> Goal
Write out each line from the data below that includes the word "this".

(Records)
☆ ☆ ☆

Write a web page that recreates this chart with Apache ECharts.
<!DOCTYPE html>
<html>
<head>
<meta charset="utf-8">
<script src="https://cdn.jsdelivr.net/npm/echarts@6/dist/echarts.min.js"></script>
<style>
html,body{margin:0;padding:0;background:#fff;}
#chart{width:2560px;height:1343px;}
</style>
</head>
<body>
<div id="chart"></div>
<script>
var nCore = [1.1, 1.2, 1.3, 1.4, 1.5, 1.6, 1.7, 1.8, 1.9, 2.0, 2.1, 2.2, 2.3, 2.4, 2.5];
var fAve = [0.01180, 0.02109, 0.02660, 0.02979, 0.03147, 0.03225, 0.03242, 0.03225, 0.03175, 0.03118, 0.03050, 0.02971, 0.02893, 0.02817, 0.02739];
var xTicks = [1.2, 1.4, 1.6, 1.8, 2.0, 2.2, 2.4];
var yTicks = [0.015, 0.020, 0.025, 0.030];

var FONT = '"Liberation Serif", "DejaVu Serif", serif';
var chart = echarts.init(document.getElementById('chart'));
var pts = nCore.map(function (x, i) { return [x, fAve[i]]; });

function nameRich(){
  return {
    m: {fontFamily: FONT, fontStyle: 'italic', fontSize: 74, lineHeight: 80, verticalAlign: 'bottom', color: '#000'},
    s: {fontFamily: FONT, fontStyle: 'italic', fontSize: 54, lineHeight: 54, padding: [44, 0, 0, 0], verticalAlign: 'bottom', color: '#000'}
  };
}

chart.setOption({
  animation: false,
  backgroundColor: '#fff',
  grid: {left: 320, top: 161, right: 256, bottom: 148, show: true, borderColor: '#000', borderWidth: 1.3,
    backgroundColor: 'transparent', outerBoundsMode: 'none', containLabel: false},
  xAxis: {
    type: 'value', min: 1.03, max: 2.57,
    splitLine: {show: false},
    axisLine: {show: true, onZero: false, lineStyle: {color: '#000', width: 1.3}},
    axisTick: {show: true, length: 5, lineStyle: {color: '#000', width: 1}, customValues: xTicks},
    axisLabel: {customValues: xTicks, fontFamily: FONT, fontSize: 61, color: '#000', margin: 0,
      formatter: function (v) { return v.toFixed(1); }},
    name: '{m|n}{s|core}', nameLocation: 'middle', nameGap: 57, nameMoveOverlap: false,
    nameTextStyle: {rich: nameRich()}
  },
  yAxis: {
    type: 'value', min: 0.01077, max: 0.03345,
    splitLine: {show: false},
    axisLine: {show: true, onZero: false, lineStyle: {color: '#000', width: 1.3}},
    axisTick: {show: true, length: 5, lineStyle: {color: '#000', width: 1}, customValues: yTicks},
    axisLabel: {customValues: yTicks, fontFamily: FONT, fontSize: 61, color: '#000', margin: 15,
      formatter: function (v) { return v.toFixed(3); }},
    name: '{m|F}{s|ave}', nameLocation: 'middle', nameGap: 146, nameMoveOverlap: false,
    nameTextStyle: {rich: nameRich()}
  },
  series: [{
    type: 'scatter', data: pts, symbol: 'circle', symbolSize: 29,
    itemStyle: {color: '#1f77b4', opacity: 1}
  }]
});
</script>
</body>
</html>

☆ ☆ ☆

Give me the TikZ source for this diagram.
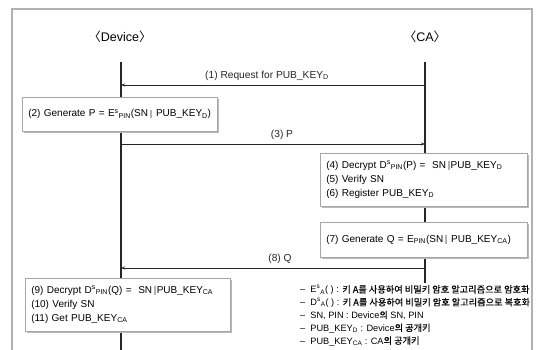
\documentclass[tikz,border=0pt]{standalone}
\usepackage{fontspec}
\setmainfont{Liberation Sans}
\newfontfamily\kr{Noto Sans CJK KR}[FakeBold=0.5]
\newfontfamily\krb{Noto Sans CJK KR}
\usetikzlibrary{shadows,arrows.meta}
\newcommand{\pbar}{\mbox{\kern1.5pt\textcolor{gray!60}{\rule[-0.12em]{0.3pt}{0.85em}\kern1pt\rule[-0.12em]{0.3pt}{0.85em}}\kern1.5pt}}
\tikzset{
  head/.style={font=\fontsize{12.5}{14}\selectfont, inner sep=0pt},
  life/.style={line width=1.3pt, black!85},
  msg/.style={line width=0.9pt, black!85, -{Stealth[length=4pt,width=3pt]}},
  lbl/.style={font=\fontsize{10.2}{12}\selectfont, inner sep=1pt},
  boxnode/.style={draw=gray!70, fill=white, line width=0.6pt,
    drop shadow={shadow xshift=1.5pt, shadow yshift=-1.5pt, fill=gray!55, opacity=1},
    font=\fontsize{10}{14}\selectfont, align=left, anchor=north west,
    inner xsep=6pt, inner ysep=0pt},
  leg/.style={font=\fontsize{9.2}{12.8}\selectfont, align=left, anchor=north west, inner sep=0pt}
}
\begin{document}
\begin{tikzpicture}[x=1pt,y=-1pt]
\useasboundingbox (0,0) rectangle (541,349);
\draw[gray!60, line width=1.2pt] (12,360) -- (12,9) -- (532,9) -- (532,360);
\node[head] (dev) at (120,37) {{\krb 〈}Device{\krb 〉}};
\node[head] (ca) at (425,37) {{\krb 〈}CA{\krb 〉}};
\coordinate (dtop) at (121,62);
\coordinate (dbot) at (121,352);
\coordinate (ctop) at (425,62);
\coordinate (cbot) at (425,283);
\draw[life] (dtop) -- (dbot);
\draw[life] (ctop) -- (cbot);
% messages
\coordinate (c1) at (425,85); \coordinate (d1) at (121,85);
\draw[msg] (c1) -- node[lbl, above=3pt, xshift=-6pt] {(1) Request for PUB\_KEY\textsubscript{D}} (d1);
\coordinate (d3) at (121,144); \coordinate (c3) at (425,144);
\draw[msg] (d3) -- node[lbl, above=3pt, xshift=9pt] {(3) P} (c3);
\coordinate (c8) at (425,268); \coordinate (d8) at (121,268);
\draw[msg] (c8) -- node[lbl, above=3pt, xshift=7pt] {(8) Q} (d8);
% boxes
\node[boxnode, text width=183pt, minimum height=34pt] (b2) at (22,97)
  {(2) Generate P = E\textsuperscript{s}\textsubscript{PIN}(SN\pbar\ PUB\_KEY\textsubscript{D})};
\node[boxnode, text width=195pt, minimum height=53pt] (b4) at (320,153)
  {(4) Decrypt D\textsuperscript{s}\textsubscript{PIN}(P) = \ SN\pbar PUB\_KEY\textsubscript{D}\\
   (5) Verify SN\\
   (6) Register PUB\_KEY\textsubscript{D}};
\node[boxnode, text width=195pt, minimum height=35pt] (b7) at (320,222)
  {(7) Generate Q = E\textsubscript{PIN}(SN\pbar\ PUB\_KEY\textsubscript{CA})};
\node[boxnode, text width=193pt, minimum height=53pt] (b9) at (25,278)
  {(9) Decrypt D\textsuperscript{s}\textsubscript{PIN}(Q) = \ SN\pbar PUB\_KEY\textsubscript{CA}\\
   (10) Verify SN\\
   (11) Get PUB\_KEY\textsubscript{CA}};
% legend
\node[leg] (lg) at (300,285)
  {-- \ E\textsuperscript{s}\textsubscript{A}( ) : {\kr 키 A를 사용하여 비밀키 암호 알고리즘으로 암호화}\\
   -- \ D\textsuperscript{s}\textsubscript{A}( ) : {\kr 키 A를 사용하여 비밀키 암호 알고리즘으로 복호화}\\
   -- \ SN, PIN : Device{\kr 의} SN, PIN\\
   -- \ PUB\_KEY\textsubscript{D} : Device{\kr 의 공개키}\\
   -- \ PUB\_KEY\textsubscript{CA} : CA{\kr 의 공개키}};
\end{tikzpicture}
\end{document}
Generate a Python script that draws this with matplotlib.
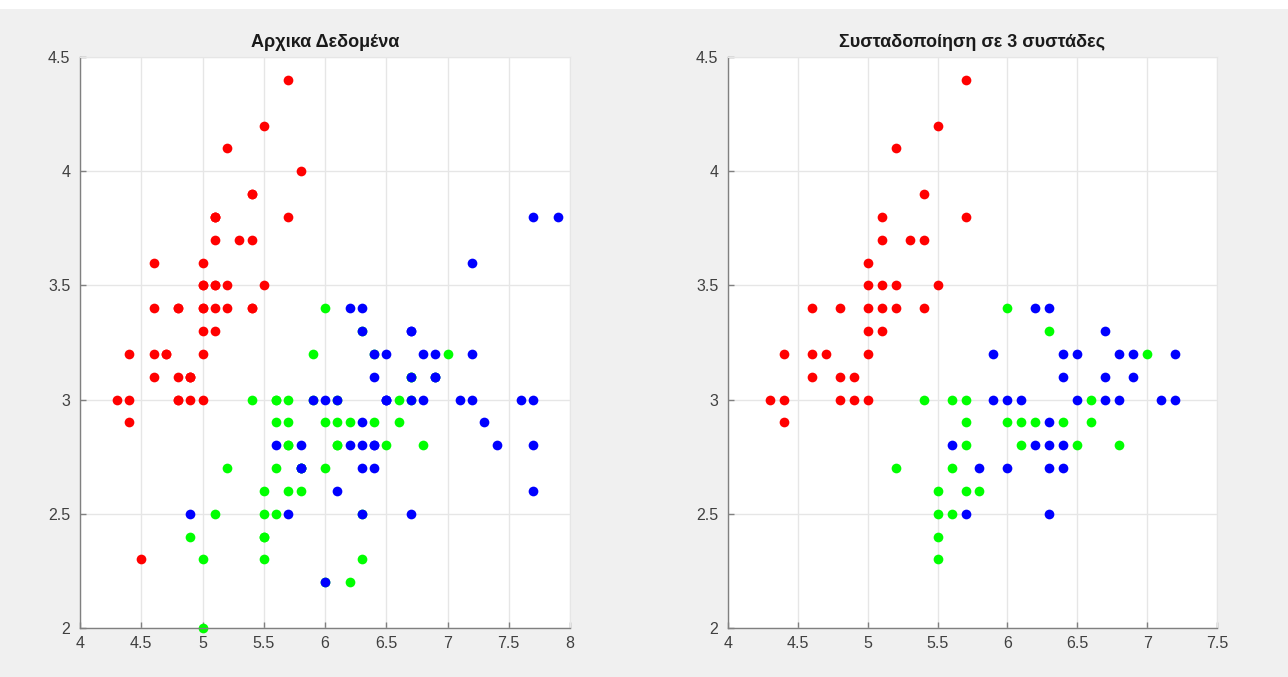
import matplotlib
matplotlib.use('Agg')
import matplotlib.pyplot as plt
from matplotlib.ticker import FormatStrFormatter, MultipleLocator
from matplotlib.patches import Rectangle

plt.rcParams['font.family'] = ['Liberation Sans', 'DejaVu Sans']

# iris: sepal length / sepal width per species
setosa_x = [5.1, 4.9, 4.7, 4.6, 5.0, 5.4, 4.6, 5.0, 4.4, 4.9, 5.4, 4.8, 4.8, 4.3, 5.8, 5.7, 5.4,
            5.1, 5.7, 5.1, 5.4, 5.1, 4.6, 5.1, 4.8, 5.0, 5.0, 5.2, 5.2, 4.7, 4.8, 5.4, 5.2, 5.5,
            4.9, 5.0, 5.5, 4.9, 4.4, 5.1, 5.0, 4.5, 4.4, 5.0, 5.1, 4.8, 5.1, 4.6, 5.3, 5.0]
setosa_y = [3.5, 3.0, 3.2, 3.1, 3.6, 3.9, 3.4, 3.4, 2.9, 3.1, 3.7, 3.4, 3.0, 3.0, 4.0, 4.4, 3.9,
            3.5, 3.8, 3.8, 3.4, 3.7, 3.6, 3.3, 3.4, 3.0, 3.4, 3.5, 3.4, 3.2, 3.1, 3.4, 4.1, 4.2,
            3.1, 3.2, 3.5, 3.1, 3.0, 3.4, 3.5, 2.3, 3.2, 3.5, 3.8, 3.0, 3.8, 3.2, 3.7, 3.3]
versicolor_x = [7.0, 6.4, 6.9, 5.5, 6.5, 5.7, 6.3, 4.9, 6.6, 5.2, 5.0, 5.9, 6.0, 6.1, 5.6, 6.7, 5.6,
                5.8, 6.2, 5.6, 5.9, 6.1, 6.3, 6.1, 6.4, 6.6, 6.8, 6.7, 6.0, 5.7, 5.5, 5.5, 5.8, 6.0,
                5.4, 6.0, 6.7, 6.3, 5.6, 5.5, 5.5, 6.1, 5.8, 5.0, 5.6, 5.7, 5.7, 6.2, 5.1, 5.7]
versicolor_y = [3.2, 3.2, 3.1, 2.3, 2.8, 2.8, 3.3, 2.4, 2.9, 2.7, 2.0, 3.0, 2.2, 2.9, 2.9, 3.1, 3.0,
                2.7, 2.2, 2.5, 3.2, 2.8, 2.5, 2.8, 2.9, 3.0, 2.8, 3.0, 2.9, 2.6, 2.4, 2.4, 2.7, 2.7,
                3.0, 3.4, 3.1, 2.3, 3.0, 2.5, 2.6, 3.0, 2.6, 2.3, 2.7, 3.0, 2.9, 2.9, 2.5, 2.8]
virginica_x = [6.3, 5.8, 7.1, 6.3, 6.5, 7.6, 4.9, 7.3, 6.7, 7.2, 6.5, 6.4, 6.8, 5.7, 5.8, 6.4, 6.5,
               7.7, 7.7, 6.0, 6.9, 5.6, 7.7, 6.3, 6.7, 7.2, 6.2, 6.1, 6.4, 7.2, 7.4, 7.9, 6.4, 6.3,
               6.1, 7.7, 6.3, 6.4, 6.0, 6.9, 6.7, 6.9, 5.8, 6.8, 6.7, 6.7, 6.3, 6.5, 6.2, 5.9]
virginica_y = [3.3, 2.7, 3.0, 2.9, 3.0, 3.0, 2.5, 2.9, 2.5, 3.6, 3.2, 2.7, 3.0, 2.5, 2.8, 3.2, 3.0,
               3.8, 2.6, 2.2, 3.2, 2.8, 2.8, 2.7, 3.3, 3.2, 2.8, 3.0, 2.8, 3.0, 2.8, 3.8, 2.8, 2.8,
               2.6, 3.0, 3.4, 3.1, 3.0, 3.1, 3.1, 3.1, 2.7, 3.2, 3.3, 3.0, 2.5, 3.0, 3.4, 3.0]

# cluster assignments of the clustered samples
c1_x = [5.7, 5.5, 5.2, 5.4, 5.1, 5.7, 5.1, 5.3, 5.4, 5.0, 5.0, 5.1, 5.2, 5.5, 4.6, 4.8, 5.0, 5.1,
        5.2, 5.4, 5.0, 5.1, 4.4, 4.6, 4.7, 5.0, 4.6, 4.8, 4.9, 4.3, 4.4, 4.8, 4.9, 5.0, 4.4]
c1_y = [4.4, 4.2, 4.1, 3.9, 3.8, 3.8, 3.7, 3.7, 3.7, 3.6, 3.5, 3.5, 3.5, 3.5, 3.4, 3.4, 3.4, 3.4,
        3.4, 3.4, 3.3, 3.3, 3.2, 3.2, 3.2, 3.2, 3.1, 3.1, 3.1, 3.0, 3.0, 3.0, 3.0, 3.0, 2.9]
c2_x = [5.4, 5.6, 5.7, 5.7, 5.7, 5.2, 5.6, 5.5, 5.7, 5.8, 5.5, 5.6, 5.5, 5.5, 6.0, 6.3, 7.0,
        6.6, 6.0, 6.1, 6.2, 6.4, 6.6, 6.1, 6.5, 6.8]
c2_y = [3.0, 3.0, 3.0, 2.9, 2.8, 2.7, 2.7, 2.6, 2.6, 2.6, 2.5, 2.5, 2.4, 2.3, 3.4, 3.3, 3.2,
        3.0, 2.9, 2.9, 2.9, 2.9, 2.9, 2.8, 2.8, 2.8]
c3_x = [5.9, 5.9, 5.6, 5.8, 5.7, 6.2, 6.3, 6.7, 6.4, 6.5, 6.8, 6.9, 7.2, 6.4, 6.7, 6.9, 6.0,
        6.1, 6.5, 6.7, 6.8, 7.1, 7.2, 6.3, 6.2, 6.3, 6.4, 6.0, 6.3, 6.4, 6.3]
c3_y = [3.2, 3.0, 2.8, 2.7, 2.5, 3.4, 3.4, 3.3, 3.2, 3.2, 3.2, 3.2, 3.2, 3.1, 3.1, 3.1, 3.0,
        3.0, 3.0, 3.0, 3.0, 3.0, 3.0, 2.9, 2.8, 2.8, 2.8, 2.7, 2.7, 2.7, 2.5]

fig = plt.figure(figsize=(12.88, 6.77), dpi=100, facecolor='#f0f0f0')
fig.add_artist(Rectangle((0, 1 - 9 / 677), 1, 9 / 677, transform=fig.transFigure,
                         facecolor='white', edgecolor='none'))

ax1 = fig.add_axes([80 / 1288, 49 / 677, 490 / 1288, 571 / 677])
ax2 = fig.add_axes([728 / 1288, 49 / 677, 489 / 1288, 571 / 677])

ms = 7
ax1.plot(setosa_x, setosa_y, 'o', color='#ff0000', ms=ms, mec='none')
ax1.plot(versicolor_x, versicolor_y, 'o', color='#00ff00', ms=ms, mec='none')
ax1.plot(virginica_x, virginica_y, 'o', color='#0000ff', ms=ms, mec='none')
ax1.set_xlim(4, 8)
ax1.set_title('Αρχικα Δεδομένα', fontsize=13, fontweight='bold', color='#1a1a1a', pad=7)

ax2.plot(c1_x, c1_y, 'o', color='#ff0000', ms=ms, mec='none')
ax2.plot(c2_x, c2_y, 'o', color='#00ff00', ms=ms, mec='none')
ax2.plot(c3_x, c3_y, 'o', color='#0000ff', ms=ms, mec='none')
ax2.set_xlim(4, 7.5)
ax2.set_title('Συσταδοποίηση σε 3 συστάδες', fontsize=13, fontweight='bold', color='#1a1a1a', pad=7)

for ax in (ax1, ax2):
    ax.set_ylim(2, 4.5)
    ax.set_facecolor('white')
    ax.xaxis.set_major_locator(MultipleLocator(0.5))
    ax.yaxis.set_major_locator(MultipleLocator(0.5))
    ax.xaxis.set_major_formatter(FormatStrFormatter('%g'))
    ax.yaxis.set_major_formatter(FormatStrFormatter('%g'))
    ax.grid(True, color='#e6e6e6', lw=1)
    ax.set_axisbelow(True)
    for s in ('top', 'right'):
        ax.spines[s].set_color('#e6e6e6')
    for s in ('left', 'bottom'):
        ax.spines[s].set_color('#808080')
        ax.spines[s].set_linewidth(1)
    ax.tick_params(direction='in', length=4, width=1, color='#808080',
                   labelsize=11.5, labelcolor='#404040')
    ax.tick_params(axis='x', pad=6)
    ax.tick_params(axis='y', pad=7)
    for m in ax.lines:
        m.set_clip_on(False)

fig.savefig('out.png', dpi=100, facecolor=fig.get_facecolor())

☆ ☆ ☆

> Task response
Write a web page that recreates this chart with Apache ECharts.
Give me the TikZ source for this diagram.
Generate a Python script that draws this with matplotlib.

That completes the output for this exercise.